According to Orlando Sentinel writer Brian Schmidtz, Otis Smith is quoted as saying “We anticipate matching his offer.” The decision will be made tomorrow, but the market is thin for shooting guards of J.J.’s abilities, and the Magic will be in a bad position to contend with teams with free cap space considering they only have veteran’s minimums and the biannual exception at 2.1 million. That isn’t good when you have to compete with the ‘it’ team Miami who can offer basically the same thing.

Ownership will have final say on the matter, but one thing is for sure: there will not be another shooting guard with J.J.’s ability and upside available for what the Magic have to offer. And after how much work has been put into J.J. to get him to this point it would seem foolish for Orlando to part with him. The opportunity cost is great for allowing J.J. to leave, and quite frankly, in a division as talented as the Southeast, it is foolish to give up your firepower.

Recent history would also suggest that Smith will match the offer for J.J. as he “overpaid” for Gortat last year by matching Dallas. Smith is bidding his time in order to keep Chicago’s money on hold and to give him time to explore trade options. Some have suggested that getting Quentin Richardson is a sign that Otis is letting J.J. go. I, for one, do not believe this to be the case.
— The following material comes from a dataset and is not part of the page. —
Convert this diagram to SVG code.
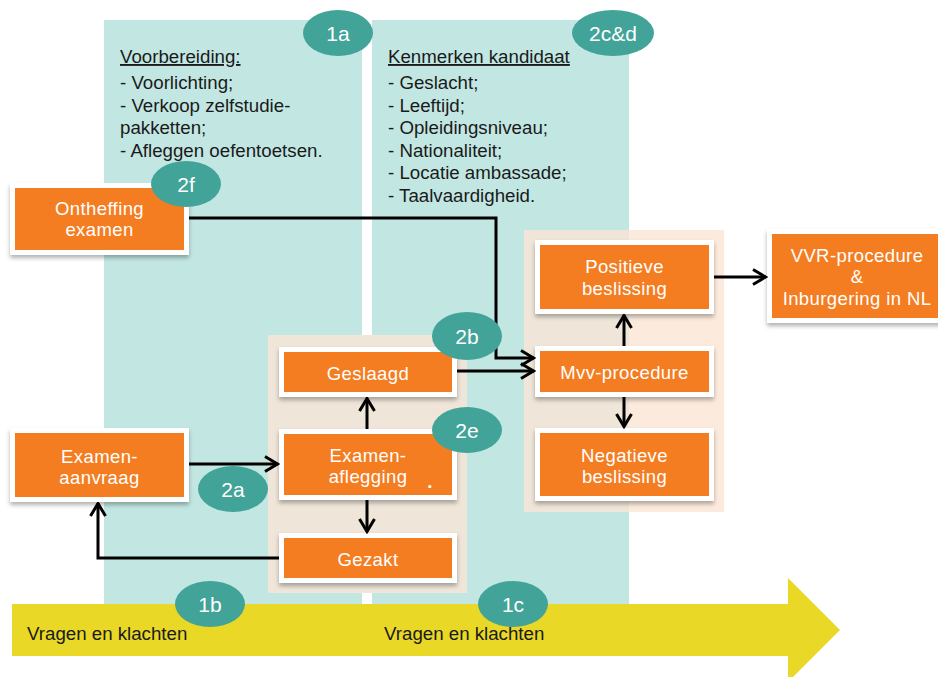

While Richardson is a talented enough 2/3, he is not an upgrade for J.J. Redick (especially when you add in the upside), but more for Matt Barnes (who had similar rebounding, but lower 3 point shooting than Q-Rich. Plus I refuse to believe that the three years in Stan Van Gundy’s system doesn’t make a player much more appealing to SVG.

 While the short-term reprecussions of signing J.J. can hurt the pocketbook, the long term of letting a young player go in his prime to another team after you spent all that time training him is devastating. As one of my favorite writers Vic Ketchman likes to say "Take care of the future, and the future will take care of the present." This needs to be the underlying thought in Orlando's mind, you don't want a 34 year old Vince Carter as your only real SG option in a season. No matter what happens as fan's of the Magic we know that Orlando’s big ‘decision’ of this summer will be made tomorrow; I just hope that the Magic's curse of losing young players who go on to have great careers doesn't continue.